## Begin Source data

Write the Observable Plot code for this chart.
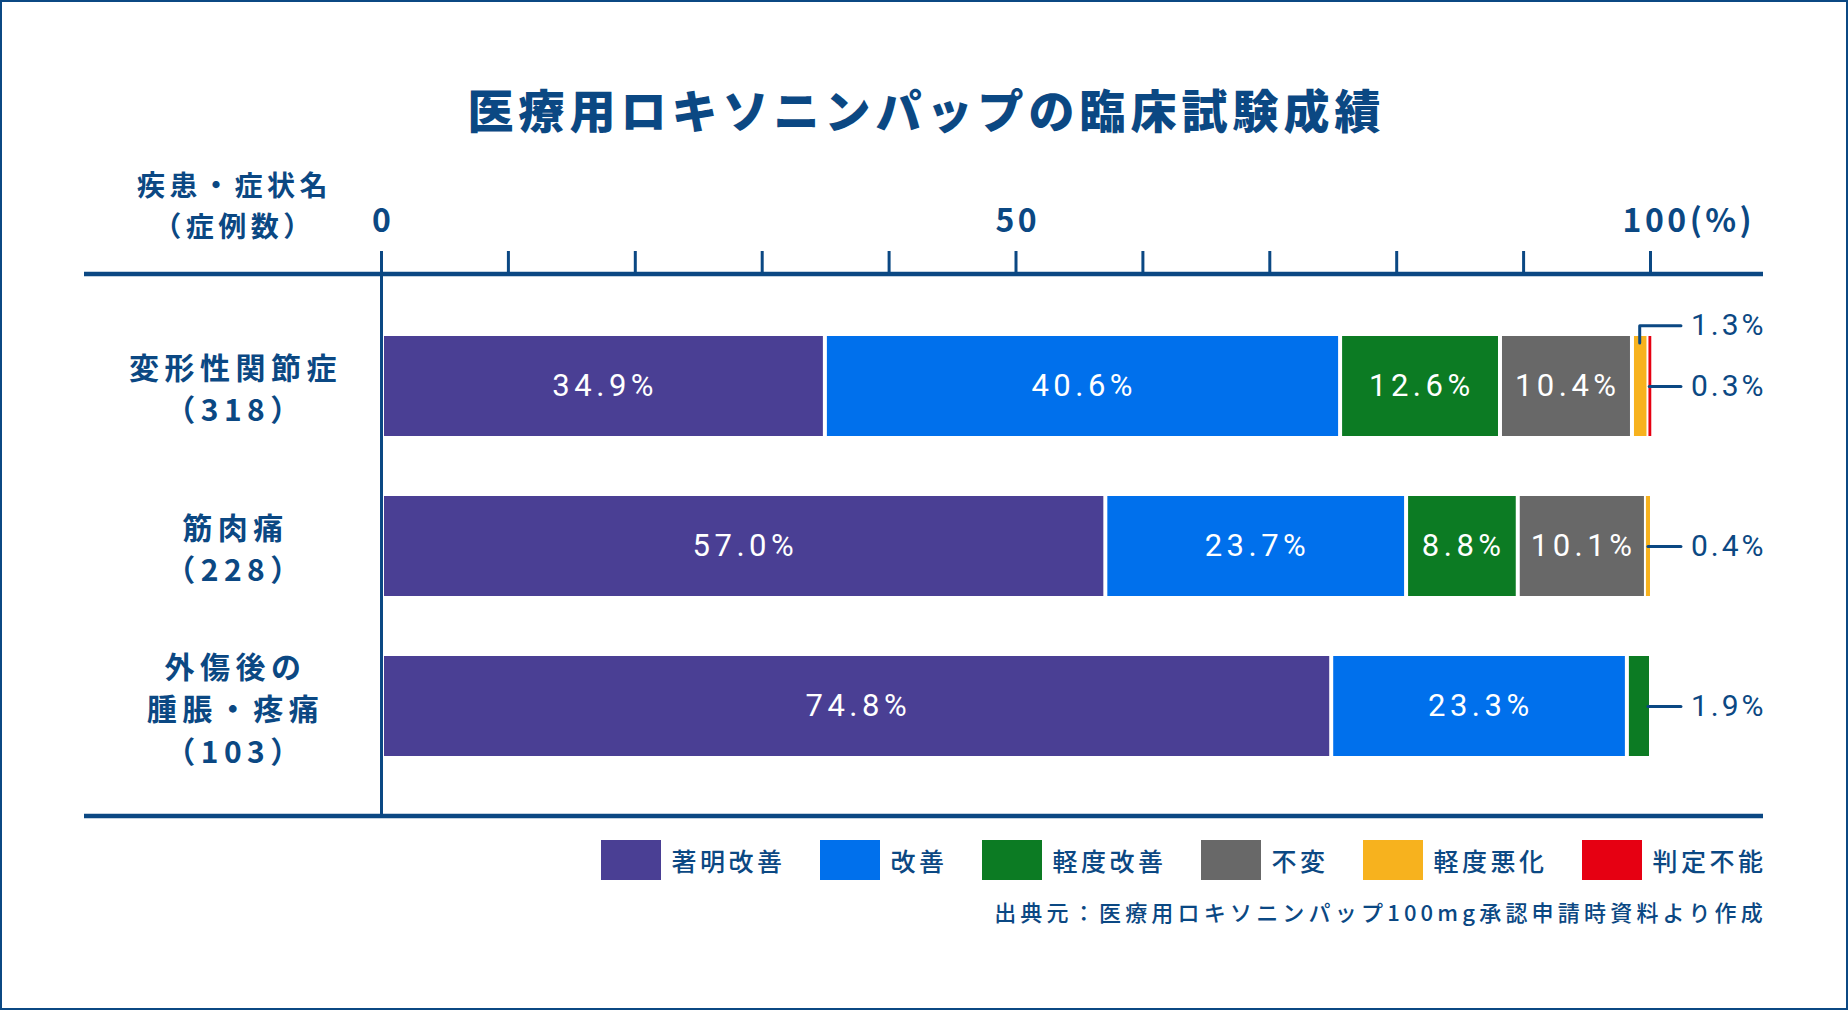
<!DOCTYPE html>
<html lang="ja">
<head>
<meta charset="utf-8">
<script src="https://cdn.jsdelivr.net/npm/d3@7"></script>
<script src="https://cdn.jsdelivr.net/npm/@observablehq/plot@0.6"></script>
<style>
  html, body { margin: 0; padding: 0; background: #fff; }
  #page { position: relative; width: 1848px; height: 1010px; background: #fff; overflow: hidden;
          font-family: "Noto Sans CJK JP", "Noto Sans", sans-serif; color: #0b4883; }
  #chart { position: absolute; left: 0; top: 0; }
  #title { position: absolute; left: 0; top: 85px; width: 100%; text-align: center;
           font-size: 46px; line-height: 46px; font-weight: 900; letter-spacing: 5px; padding-left: 5px; box-sizing: border-box; }
  #legend { position: absolute; right: 85px; top: 840px; height: 40px; display: flex; align-items: center; gap: 35px; }
  .item { display: flex; align-items: center; }
  .sw { width: 60px; height: 40px; margin-right: 10px; }
  .lt { font-size: 25px; line-height: 40px; letter-spacing: 3.5px; font-weight: 500; }
  .item:last-child .lt { margin-right: -3.5px; }
  #caption { position: absolute; right: 81px; top: 900px; font-size: 22px; line-height: 22px; letter-spacing: 4.2px; font-weight: 500; }
  #border { position: absolute; inset: 0; border: 2px solid #0b4883; pointer-events: none; }
  #chart g[aria-description="tick-labels"] text { letter-spacing: 3.5px; }
  #chart g[aria-description="row-labels"] text { letter-spacing: 5.5px; }
  #chart g[aria-description="header"] text { letter-spacing: 4.5px; }
  #chart g[aria-description="bar-labels"] text { letter-spacing: 4.5px; }
  #chart g[aria-description="outside-labels"] text { letter-spacing: 3px; }
</style>
</head>
<body>
<div id="page">
  <div id="chart"></div>
  <div id="title"></div>
  <div id="legend"></div>
  <div id="caption"></div>
  <div id="border"></div>
</div>
<script>
// ---------- data ----------
const titleText = "医療用ロキソニンパップの臨床試験成績";
const captionText = "出典元：医療用ロキソニンパップ100mg承認申請時資料より作成";
const headerText = "疾患・症状名\n（症例数）";
const rowLabels = ["変形性関節症\n（318）", "筋肉痛\n（228）", "外傷後の\n腫脹・疼痛\n（103）"];
const categories = ["著明改善", "改善", "軽度改善", "不変", "軽度悪化", "判定不能"];
const colors = ["#4a3f94", "#0070ec", "#0c7b23", "#686868", "#f7b21e", "#e60012"];
const oaValues = [34.9, 40.6, 12.6, 10.4, 1.3, 0.3];      // 変形性関節症
const myalgiaValues = [57.0, 23.7, 8.8, 10.1, 0.4, 0];    // 筋肉痛
const traumaValues = [74.8, 23.3, 1.9, 0, 0, 0];          // 外傷後の腫脹・疼痛
const xTicks = [0, 10, 20, 30, 40, 50, 60, 70, 80, 90, 100];
const xTickLabels = [0, 50];
const xEndLabel = "100(%)";

// ---------- layout constants ----------
const navy = "#0b4883";
const BAR_HALF = 0.3125;   // half bar thickness, in row units
const RAISE = 0.38;        // raised leader label offset, in row units
const LEADER_END = 102.4;  // leader line end, in % units
const FRAME_LEFT = 84, FRAME_RIGHT = 1763;

// ---------- derived table ----------
const allValues = [oaValues, myalgiaValues, traumaValues];
const rows = allValues.map((_, i) => i);
const segs = [];
allValues.forEach((vals, r) => {
  let acc = 0;
  vals.forEach((v, i) => {
    if (v > 0) segs.push({row: r, cat: categories[i], value: v, x1: acc, x2: acc + v});
    acc += v;
  });
});
const bigSegs = segs.filter(s => s.value >= 1);
const tinySegs = segs.filter(s => s.value < 1);
const innerSegs = segs.filter(s => s.value >= 5);
const outside = [];
const leaderPts = [];
rows.forEach(r => {
  const small = segs.filter(s => s.row === r && s.value < 5);
  small.forEach((s, k) => {
    const raised = k < small.length - 1;
    const id = r + "-" + k;
    if (raised) {
      const mid = (s.x1 + s.x2) / 2;
      leaderPts.push({id, x: mid, y: r - BAR_HALF + 0.04});
      leaderPts.push({id, x: mid, y: r - RAISE});
      leaderPts.push({id, x: LEADER_END, y: r - RAISE});
      outside.push({...s, ly: r - RAISE});
    } else {
      leaderPts.push({id, x: s.x2 - 0.2, y: r});
      leaderPts.push({id, x: LEADER_END, y: r});
      outside.push({...s, ly: r});
    }
  });
});

// frame lines (top & bottom rules spanning the label column)
function frameLines(index, scales, values, dimensions) {
  const g = d3.create("svg:g");
  const yt = dimensions.marginTop;
  const yb = dimensions.height - dimensions.marginBottom;
  for (const y of [yt, yb]) {
    g.append("line").attr("x1", FRAME_LEFT).attr("x2", FRAME_RIGHT)
      .attr("y1", y).attr("y2", y).attr("stroke", navy).attr("stroke-width", 4.5);
  }
  return g.node();
}

const cjk = "'Noto Sans CJK JP', 'Noto Sans', sans-serif";
const latin = "Roboto, 'Liberation Sans', sans-serif";

const chart = Plot.plot({
  width: 1848, height: 1010,
  marginLeft: 381, marginRight: 198, marginTop: 274, marginBottom: 194,
  x: {domain: [0, 100]},
  y: {domain: [-0.7, 2.6875], reverse: true, axis: null},
  color: {domain: categories, range: colors},
  style: {fontFamily: cjk, background: "transparent", overflow: "visible"},
  marks: [
    frameLines,
    Plot.rect(bigSegs, {x1: "x1", x2: "x2", y1: d => d.row - BAR_HALF, y2: d => d.row + BAR_HALF,
      fill: "cat", insetLeft: 3, insetRight: 1}),
    Plot.rect(tinySegs, {x1: "x1", x2: "x2", y1: d => d.row - BAR_HALF, y2: d => d.row + BAR_HALF,
      fill: "cat", insetLeft: 1}),
    Plot.ruleX([0], {stroke: navy, strokeWidth: 3}),
    Plot.axisX({anchor: "top", ticks: xTicks, tickSize: 24, tickFormat: () => "", color: navy,
      strokeWidth: 3, label: null}),
    Plot.text(xTickLabels, {x: d => d, text: d => String(d), frameAnchor: "top", lineAnchor: "middle",
      dy: -53, dx: 1.75, fill: navy, fontSize: 32, fontWeight: "bold", fontFamily: cjk,
      ariaDescription: "tick-labels"}),
    Plot.text([100], {x: d => d, text: () => xEndLabel, frameAnchor: "top", lineAnchor: "middle",
      dy: -53, dx: -28, textAnchor: "start", fill: navy, fontSize: 32, fontWeight: "bold", fontFamily: cjk,
      ariaDescription: "tick-labels"}),
    Plot.text([headerText], {text: d => d, frameAnchor: "top-left", dx: -147, dy: -71,
      lineAnchor: "middle", textAnchor: "middle", lineHeight: 1.45, fill: navy, fontSize: 28,
      fontWeight: "bold", fontFamily: cjk, ariaDescription: "header"}),
    Plot.text(rows, {y: d => d, text: d => rowLabels[d], frameAnchor: "left", dx: -146,
      textAnchor: "middle", lineAnchor: "middle", lineHeight: 1.42, fill: navy, fontSize: 30,
      fontWeight: "bold", fontFamily: cjk, ariaDescription: "row-labels"}),
    Plot.text(innerSegs, {x: d => (d.x1 + d.x2) / 2, y: "row", text: d => d.value.toFixed(1) + "%",
      dx: 2.25, fill: "white", fontSize: 31, fontFamily: latin, ariaDescription: "bar-labels"}),
    Plot.line(leaderPts, {x: "x", y: "y", z: "id", stroke: navy, strokeWidth: 3, curve: "linear"}),
    Plot.text(outside, {x: () => LEADER_END, y: "ly", dx: 10, text: d => d.value.toFixed(1) + "%",
      textAnchor: "start", fill: navy, fontSize: 30, fontFamily: latin, ariaDescription: "outside-labels"})
  ]
});
document.getElementById("chart").appendChild(chart);

document.getElementById("title").textContent = titleText;
document.getElementById("caption").textContent = captionText;
const legend = document.getElementById("legend");
categories.forEach((c, i) => {
  const item = document.createElement("div");
  item.className = "item";
  const sw = document.createElement("div");
  sw.className = "sw";
  sw.style.background = colors[i];
  const lt = document.createElement("span");
  lt.className = "lt";
  lt.textContent = c;
  item.appendChild(sw);
  item.appendChild(lt);
  legend.appendChild(item);
});
</script>
</body>
</html>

## End Source data

Your instructions:
Only the number is wanted: how many lines above include the word "chart"?

Response below:
10